(Rows from a dataset of charts and code)
_ _ _ _ _ _ _

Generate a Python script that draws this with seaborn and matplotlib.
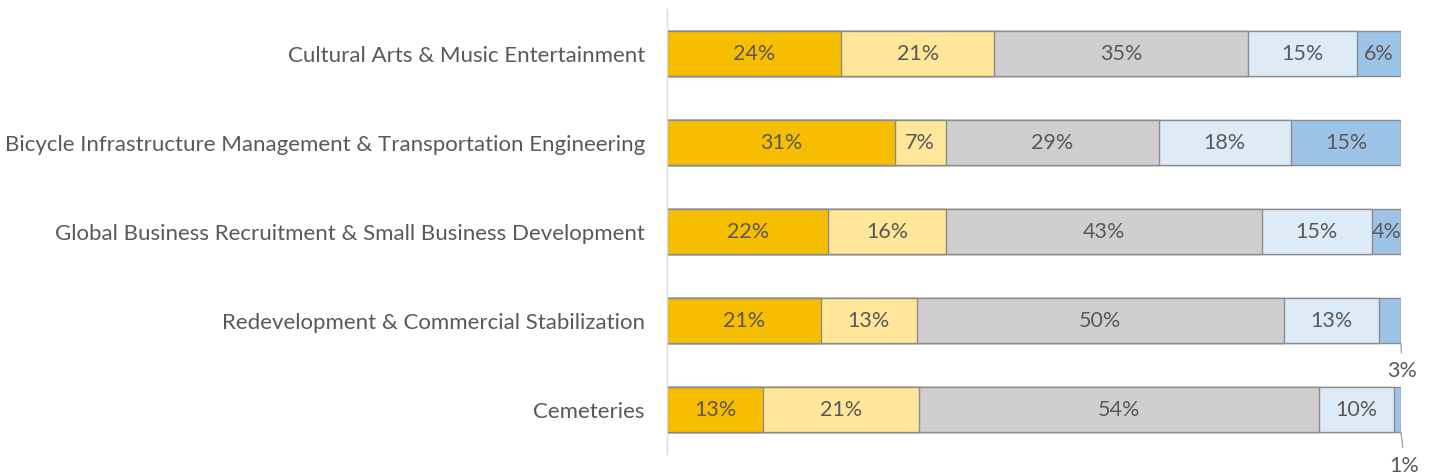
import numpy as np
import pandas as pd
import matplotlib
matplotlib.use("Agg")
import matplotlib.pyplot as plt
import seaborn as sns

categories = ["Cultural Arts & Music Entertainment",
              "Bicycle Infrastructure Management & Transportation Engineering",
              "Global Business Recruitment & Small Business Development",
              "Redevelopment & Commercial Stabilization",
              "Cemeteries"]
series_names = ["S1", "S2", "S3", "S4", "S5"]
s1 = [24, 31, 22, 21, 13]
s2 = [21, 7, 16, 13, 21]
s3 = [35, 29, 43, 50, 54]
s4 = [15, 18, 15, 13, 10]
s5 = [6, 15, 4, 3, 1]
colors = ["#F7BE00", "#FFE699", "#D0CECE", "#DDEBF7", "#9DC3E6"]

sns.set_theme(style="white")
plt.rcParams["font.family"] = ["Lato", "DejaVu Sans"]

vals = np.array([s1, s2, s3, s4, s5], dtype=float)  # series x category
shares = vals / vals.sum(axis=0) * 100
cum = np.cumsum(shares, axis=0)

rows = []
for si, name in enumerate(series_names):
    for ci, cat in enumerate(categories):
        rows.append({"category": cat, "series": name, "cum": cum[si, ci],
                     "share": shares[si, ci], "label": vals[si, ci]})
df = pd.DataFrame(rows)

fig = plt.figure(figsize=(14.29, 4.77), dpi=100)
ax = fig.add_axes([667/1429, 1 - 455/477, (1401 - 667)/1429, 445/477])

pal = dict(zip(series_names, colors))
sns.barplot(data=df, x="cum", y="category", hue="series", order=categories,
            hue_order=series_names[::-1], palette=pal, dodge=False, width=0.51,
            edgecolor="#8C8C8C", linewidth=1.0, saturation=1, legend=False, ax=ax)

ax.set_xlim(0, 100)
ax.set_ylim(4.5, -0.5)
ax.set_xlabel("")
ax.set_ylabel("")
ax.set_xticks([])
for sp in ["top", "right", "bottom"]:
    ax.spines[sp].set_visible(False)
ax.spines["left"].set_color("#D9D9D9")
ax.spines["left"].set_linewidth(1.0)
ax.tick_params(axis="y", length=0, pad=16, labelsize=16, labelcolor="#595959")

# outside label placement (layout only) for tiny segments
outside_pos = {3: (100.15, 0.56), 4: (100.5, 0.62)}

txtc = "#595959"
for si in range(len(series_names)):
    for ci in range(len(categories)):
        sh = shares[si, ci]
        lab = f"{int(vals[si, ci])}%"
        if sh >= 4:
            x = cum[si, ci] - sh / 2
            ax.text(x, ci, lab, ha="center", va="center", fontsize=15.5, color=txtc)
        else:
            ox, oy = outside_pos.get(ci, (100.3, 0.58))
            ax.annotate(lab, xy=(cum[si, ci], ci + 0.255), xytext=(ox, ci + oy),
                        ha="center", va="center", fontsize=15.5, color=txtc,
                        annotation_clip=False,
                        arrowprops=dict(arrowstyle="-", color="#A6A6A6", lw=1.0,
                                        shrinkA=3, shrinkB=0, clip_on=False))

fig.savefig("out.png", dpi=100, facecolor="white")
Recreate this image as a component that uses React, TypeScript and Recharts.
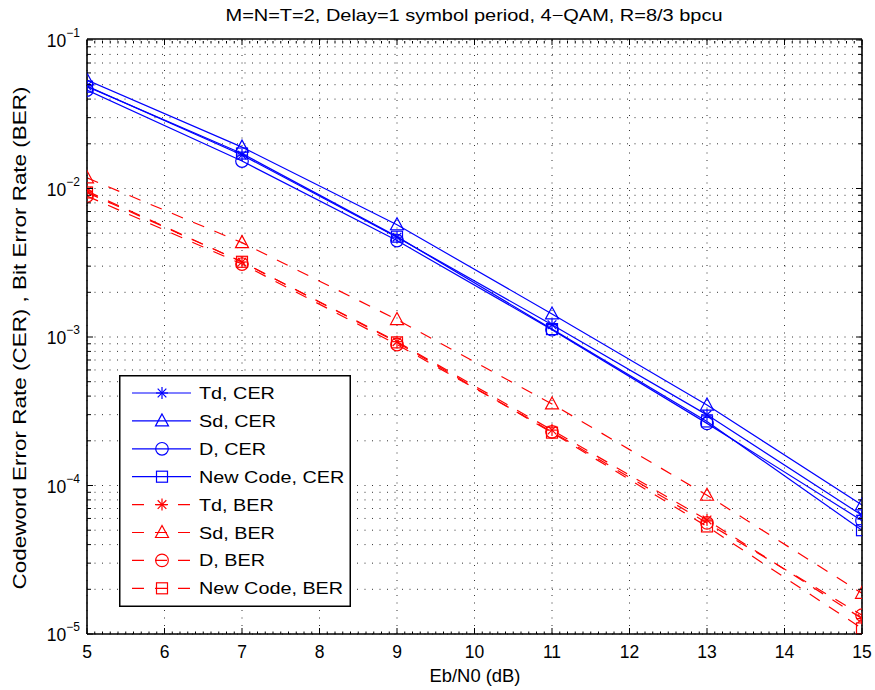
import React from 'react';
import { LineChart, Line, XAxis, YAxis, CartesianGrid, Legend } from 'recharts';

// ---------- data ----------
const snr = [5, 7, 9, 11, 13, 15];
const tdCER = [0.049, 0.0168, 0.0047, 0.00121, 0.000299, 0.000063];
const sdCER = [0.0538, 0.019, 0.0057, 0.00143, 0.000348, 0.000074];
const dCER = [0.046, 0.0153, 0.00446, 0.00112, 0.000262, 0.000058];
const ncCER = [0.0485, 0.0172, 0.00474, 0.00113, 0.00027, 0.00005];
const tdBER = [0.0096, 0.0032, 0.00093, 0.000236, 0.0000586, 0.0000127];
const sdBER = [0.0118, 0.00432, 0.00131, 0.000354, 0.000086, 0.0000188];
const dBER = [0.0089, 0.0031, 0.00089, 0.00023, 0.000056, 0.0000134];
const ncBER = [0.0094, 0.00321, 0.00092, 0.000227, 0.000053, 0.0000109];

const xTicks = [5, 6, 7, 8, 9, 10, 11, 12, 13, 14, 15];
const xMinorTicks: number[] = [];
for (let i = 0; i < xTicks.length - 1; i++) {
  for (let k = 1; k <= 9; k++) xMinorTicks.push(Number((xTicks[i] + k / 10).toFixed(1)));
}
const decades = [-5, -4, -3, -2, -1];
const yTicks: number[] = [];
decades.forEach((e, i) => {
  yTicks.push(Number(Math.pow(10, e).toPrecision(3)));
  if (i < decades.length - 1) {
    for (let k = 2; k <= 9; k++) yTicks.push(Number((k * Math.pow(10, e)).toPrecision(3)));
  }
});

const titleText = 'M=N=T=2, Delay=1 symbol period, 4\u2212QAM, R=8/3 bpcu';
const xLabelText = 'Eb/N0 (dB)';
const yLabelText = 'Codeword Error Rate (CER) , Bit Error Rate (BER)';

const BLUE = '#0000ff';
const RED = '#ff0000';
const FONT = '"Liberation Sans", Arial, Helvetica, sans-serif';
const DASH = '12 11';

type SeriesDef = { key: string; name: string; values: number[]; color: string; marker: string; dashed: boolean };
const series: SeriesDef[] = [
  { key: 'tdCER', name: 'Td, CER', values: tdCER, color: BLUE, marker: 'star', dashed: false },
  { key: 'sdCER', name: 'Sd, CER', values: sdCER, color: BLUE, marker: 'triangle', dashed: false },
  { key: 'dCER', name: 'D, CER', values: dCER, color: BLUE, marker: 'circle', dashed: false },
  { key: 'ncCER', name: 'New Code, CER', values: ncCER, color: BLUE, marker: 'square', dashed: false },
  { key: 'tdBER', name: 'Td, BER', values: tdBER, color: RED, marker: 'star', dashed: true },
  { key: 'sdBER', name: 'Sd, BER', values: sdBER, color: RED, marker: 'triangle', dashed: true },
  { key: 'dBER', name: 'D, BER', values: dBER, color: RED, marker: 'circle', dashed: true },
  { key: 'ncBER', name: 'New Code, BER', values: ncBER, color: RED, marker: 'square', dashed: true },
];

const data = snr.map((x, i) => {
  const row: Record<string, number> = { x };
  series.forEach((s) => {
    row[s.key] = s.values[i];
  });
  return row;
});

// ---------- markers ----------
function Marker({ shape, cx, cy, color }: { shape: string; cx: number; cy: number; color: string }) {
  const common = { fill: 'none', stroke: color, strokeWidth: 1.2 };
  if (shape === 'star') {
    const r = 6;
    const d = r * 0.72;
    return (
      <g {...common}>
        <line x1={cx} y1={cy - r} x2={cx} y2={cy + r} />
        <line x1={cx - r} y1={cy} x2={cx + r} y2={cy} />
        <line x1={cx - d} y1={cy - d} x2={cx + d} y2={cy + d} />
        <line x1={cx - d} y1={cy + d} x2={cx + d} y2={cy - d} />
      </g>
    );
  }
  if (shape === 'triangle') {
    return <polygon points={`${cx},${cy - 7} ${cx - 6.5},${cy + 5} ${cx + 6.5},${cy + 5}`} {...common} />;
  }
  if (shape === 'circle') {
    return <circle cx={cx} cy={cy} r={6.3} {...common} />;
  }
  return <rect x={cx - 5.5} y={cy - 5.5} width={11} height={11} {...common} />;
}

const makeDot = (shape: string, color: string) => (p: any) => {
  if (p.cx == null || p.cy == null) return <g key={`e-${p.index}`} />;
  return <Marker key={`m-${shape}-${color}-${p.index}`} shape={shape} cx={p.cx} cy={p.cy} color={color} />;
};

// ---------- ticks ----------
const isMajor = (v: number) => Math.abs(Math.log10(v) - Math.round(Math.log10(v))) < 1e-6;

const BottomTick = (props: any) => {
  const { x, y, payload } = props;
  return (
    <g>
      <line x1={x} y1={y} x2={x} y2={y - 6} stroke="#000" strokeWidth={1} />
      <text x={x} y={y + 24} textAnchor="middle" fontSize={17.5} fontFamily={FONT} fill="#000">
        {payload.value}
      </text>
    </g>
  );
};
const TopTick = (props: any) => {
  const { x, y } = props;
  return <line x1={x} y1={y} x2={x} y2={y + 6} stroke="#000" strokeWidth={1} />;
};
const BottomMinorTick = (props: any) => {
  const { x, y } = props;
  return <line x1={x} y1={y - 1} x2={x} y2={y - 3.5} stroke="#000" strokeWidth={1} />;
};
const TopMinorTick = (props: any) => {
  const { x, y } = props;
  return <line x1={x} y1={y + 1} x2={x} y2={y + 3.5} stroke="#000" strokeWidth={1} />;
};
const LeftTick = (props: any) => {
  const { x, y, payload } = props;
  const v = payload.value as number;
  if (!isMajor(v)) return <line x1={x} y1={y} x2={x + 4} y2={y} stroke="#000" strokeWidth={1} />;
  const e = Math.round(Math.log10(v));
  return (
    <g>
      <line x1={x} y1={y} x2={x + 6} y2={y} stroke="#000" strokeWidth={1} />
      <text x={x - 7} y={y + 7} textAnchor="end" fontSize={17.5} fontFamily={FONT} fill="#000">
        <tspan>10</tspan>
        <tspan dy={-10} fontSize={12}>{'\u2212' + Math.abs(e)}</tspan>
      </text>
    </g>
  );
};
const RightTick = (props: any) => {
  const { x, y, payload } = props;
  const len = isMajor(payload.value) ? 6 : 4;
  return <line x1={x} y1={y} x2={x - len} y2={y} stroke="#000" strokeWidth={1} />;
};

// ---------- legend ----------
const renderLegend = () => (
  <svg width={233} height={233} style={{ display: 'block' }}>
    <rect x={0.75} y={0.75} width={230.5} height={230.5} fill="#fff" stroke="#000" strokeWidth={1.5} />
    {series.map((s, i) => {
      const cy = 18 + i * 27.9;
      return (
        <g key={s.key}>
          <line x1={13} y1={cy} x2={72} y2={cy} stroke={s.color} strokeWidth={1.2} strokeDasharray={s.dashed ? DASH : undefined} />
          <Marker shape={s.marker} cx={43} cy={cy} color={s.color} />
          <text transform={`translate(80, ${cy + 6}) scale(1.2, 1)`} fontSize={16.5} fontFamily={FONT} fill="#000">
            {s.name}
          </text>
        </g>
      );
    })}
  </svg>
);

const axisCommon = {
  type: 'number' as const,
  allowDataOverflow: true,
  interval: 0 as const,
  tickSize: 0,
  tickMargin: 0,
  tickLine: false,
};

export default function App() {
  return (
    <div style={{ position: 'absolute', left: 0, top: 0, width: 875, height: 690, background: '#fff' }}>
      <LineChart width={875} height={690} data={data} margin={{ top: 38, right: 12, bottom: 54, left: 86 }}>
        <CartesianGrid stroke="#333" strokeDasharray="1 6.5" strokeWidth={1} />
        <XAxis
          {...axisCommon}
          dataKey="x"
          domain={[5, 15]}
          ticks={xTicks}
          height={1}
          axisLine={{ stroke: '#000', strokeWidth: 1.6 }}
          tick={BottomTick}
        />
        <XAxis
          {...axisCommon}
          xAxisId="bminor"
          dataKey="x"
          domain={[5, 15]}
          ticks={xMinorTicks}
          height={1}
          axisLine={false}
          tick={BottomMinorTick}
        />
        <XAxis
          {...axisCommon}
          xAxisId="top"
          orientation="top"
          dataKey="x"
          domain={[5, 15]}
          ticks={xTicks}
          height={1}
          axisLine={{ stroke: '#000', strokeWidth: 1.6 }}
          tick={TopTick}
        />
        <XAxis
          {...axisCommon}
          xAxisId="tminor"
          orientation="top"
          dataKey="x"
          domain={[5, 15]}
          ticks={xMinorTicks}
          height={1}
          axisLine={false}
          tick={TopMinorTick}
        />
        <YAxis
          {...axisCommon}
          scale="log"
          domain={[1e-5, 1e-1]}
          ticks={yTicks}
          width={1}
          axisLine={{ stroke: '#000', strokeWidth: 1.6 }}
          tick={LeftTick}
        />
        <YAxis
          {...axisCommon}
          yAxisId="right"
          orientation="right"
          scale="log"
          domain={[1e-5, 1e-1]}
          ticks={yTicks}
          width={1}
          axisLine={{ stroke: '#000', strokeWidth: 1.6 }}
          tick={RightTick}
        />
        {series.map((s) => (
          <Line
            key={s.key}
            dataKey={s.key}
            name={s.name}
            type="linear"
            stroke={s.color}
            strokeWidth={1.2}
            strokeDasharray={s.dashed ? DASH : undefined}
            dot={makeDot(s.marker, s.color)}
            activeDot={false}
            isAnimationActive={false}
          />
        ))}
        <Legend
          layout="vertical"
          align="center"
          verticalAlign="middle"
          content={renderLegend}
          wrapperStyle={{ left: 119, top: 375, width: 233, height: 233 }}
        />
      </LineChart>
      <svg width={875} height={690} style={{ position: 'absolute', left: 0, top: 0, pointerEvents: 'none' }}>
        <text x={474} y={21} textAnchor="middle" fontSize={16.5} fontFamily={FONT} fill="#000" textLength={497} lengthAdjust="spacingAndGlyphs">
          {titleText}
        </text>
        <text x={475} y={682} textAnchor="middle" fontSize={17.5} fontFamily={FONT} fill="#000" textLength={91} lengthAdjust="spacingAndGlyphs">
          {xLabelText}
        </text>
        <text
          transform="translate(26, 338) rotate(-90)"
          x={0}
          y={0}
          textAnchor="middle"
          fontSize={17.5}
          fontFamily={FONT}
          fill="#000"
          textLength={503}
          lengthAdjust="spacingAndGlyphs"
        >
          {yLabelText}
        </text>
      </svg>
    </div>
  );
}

_ _ _ _ _ _ _

**EXERCISE DETAILS**
From the records above, quote word for word only the lines beginning at the line that has "Recreate this image" and stopping after the line that has "YAxis, CartesianGrid, Legend". Omit the pictures.

**EXPECTED ANSWER**
Recreate this image as a component that uses React, TypeScript and Recharts.
import React from 'react';
import { LineChart, Line, XAxis, YAxis, CartesianGrid, Legend } from 'recharts';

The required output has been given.